__What you have to do__:
Take the lines from the beginning of the material through the line containing "const RED = '#ff0000';" and retype them exactly, leaving the pictures out.

__Dataset extract__:
........
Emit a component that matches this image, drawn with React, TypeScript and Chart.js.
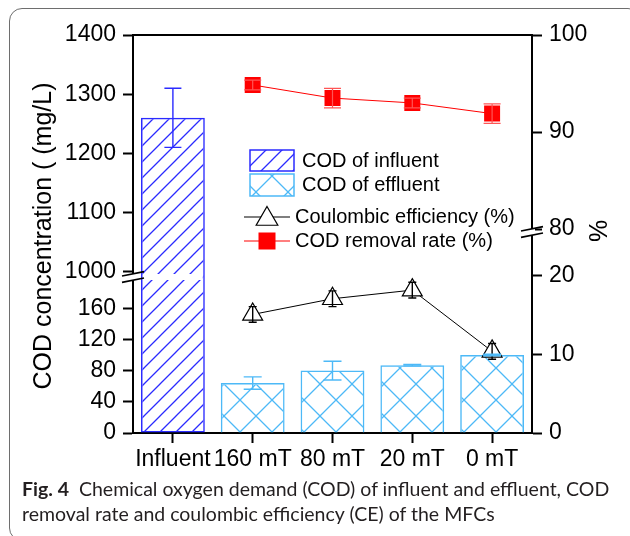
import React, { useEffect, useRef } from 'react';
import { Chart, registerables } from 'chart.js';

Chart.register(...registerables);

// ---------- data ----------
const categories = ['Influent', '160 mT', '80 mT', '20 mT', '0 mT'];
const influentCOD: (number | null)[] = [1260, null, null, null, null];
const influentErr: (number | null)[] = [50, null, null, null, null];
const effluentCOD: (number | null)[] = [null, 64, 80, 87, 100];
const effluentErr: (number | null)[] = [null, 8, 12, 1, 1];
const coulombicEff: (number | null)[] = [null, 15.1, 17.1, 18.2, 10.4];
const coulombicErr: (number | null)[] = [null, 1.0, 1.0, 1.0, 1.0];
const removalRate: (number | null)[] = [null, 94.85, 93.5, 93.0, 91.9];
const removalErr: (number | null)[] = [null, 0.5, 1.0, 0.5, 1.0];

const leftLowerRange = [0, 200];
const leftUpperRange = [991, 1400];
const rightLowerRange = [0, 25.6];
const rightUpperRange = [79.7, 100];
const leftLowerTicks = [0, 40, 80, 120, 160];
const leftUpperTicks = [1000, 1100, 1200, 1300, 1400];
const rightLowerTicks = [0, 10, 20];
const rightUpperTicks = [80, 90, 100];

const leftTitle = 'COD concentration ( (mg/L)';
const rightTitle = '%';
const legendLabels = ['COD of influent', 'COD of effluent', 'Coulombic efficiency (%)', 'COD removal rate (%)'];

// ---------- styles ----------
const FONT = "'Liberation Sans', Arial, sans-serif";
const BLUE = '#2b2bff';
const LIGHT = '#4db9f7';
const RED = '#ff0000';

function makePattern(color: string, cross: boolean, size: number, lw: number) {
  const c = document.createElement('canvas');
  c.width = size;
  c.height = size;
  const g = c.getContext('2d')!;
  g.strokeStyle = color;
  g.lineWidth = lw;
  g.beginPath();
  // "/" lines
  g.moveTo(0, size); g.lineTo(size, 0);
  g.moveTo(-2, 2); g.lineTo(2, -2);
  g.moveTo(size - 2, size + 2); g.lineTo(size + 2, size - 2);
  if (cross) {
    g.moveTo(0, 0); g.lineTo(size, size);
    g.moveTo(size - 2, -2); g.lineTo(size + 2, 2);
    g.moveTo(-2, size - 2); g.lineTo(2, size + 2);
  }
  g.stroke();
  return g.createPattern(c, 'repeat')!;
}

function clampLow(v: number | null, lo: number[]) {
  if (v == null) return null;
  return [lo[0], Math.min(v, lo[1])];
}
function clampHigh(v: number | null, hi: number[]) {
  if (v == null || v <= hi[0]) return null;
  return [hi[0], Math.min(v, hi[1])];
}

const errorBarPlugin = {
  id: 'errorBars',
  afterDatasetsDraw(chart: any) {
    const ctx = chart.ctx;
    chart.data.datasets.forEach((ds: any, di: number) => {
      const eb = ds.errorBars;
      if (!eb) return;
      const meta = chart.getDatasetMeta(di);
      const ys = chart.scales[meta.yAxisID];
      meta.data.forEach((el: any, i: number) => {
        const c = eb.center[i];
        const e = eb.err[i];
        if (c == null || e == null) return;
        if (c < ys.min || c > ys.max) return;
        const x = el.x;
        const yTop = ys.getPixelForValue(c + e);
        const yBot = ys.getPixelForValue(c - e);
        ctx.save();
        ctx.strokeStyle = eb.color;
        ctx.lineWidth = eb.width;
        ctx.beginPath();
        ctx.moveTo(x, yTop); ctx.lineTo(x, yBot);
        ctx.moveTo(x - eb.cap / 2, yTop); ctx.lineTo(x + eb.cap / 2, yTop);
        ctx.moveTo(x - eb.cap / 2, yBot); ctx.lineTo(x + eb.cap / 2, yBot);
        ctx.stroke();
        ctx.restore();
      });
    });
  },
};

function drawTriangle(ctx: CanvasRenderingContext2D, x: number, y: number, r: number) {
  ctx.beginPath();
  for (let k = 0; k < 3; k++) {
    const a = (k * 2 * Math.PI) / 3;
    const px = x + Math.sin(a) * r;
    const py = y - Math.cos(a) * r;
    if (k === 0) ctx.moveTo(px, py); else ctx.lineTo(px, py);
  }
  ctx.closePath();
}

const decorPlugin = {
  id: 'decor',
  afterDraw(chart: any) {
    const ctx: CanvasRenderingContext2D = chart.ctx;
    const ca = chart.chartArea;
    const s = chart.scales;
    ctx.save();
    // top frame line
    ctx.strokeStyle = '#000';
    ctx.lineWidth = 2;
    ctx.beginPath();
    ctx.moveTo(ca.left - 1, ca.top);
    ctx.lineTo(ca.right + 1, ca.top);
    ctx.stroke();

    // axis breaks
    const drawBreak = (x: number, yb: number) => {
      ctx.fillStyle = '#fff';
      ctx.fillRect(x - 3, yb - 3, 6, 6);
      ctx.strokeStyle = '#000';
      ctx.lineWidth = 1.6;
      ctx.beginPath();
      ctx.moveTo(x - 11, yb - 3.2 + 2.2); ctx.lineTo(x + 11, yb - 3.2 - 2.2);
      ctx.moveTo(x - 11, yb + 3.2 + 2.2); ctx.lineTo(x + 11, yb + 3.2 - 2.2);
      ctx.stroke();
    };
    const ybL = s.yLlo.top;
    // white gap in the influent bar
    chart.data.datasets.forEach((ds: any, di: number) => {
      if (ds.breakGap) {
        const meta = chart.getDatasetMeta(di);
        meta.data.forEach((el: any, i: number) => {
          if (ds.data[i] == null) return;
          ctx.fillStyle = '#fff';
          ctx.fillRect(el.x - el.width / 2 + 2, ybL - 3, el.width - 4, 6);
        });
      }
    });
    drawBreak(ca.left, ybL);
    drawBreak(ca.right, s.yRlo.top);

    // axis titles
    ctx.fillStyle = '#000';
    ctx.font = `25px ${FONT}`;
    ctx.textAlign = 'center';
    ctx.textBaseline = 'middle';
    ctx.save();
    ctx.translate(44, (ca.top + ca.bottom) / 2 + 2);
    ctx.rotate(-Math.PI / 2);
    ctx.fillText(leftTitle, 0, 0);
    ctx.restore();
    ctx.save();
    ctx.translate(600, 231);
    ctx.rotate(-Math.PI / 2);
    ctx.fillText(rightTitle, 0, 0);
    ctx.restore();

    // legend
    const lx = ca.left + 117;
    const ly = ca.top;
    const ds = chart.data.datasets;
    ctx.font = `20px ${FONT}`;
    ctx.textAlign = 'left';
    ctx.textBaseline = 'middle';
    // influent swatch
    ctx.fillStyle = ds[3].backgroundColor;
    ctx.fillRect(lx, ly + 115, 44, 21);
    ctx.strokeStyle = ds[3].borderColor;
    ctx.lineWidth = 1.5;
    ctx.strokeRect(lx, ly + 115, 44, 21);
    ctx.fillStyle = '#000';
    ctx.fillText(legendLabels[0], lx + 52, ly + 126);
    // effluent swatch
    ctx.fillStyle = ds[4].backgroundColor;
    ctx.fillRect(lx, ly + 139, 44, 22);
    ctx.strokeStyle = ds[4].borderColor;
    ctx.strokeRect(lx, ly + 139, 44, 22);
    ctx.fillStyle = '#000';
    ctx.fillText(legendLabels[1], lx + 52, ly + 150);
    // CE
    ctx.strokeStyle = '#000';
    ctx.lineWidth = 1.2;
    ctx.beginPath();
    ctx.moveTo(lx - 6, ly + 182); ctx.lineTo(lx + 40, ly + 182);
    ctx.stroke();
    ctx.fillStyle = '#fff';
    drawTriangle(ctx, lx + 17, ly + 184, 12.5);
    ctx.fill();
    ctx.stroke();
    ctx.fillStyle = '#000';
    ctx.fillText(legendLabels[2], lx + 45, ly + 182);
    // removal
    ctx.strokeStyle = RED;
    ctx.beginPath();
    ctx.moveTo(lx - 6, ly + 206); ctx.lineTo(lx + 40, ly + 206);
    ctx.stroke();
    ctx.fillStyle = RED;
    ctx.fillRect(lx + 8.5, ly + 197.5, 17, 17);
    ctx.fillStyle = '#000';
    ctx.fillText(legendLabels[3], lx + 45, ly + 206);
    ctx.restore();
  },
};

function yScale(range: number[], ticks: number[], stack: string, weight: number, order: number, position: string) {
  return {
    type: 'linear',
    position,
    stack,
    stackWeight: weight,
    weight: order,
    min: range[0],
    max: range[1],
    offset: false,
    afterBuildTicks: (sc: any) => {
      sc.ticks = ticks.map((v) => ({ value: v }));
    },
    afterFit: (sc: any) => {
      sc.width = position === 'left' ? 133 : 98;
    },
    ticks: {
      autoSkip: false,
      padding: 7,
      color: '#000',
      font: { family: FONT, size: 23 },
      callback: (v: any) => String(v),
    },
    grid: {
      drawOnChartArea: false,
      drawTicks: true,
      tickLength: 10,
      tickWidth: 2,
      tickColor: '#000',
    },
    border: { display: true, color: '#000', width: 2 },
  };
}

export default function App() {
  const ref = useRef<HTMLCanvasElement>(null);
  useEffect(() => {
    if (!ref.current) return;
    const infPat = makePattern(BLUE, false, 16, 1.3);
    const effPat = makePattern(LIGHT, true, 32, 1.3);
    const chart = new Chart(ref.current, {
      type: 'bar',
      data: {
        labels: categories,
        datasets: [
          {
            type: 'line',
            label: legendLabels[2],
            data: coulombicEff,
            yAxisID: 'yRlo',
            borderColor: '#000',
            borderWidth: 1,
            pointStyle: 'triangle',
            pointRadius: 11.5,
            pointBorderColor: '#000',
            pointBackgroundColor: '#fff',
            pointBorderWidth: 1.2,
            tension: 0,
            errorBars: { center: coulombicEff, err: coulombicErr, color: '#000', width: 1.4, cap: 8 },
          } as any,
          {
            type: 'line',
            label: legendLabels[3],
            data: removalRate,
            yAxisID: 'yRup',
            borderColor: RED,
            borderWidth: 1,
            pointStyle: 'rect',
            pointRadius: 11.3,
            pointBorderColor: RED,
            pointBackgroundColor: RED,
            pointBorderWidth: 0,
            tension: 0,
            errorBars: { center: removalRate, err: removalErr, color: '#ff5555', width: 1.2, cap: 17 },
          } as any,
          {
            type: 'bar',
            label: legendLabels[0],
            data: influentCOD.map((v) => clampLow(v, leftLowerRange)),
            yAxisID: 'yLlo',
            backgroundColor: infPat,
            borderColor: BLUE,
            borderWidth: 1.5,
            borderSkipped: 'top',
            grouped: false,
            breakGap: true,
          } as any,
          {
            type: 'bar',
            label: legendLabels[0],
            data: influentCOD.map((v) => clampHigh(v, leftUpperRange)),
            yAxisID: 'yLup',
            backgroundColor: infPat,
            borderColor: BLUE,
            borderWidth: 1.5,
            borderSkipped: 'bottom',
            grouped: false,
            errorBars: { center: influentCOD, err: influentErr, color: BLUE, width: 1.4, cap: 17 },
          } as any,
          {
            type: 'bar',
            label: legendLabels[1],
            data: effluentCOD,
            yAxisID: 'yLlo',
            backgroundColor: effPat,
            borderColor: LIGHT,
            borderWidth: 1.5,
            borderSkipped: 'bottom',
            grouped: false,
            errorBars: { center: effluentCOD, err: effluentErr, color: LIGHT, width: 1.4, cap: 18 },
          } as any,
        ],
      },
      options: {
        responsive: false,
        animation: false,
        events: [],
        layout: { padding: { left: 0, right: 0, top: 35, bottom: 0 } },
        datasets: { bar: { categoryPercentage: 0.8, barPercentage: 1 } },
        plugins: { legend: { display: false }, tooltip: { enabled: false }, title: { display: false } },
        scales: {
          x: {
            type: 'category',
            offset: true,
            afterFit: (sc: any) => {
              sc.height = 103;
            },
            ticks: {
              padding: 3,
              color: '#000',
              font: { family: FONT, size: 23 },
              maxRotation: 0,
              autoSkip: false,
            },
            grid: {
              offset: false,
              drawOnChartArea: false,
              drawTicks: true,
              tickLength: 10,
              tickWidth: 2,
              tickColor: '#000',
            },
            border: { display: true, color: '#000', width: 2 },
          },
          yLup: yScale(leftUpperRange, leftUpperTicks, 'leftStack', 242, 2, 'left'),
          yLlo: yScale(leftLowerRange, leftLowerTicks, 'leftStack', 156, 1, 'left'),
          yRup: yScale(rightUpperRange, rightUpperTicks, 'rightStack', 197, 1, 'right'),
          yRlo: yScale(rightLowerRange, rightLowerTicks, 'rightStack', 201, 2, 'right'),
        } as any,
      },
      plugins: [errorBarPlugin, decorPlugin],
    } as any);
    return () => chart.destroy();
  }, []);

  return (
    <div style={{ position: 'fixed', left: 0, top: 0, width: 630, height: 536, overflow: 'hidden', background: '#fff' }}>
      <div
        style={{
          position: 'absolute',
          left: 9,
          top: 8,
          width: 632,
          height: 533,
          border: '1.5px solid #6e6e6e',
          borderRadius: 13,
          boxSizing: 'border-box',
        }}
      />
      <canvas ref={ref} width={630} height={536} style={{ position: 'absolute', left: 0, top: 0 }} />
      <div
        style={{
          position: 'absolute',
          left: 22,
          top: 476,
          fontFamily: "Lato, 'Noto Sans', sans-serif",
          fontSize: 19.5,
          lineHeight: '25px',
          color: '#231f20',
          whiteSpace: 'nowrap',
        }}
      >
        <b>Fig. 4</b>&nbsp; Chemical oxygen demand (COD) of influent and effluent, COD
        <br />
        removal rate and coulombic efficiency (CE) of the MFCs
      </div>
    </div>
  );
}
........
__Solved exercise__:
Emit a component that matches this image, drawn with React, TypeScript and Chart.js.
import React, { useEffect, useRef } from 'react';
import { Chart, registerables } from 'chart.js';

Chart.register(...registerables);

// ---------- data ----------
const categories = ['Influent', '160 mT', '80 mT', '20 mT', '0 mT'];
const influentCOD: (number | null)[] = [1260, null, null, null, null];
const influentErr: (number | null)[] = [50, null, null, null, null];
const effluentCOD: (number | null)[] = [null, 64, 80, 87, 100];
const effluentErr: (number | null)[] = [null, 8, 12, 1, 1];
const coulombicEff: (number | null)[] = [null, 15.1, 17.1, 18.2, 10.4];
const coulombicErr: (number | null)[] = [null, 1.0, 1.0, 1.0, 1.0];
const removalRate: (number | null)[] = [null, 94.85, 93.5, 93.0, 91.9];
const removalErr: (number | null)[] = [null, 0.5, 1.0, 0.5, 1.0];

const leftLowerRange = [0, 200];
const leftUpperRange = [991, 1400];
const rightLowerRange = [0, 25.6];
const rightUpperRange = [79.7, 100];
const leftLowerTicks = [0, 40, 80, 120, 160];
const leftUpperTicks = [1000, 1100, 1200, 1300, 1400];
const rightLowerTicks = [0, 10, 20];
const rightUpperTicks = [80, 90, 100];

const leftTitle = 'COD concentration ( (mg/L)';
const rightTitle = '%';
const legendLabels = ['COD of influent', 'COD of effluent', 'Coulombic efficiency (%)', 'COD removal rate (%)'];

// ---------- styles ----------
const FONT = "'Liberation Sans', Arial, sans-serif";
const BLUE = '#2b2bff';
const LIGHT = '#4db9f7';
const RED = '#ff0000';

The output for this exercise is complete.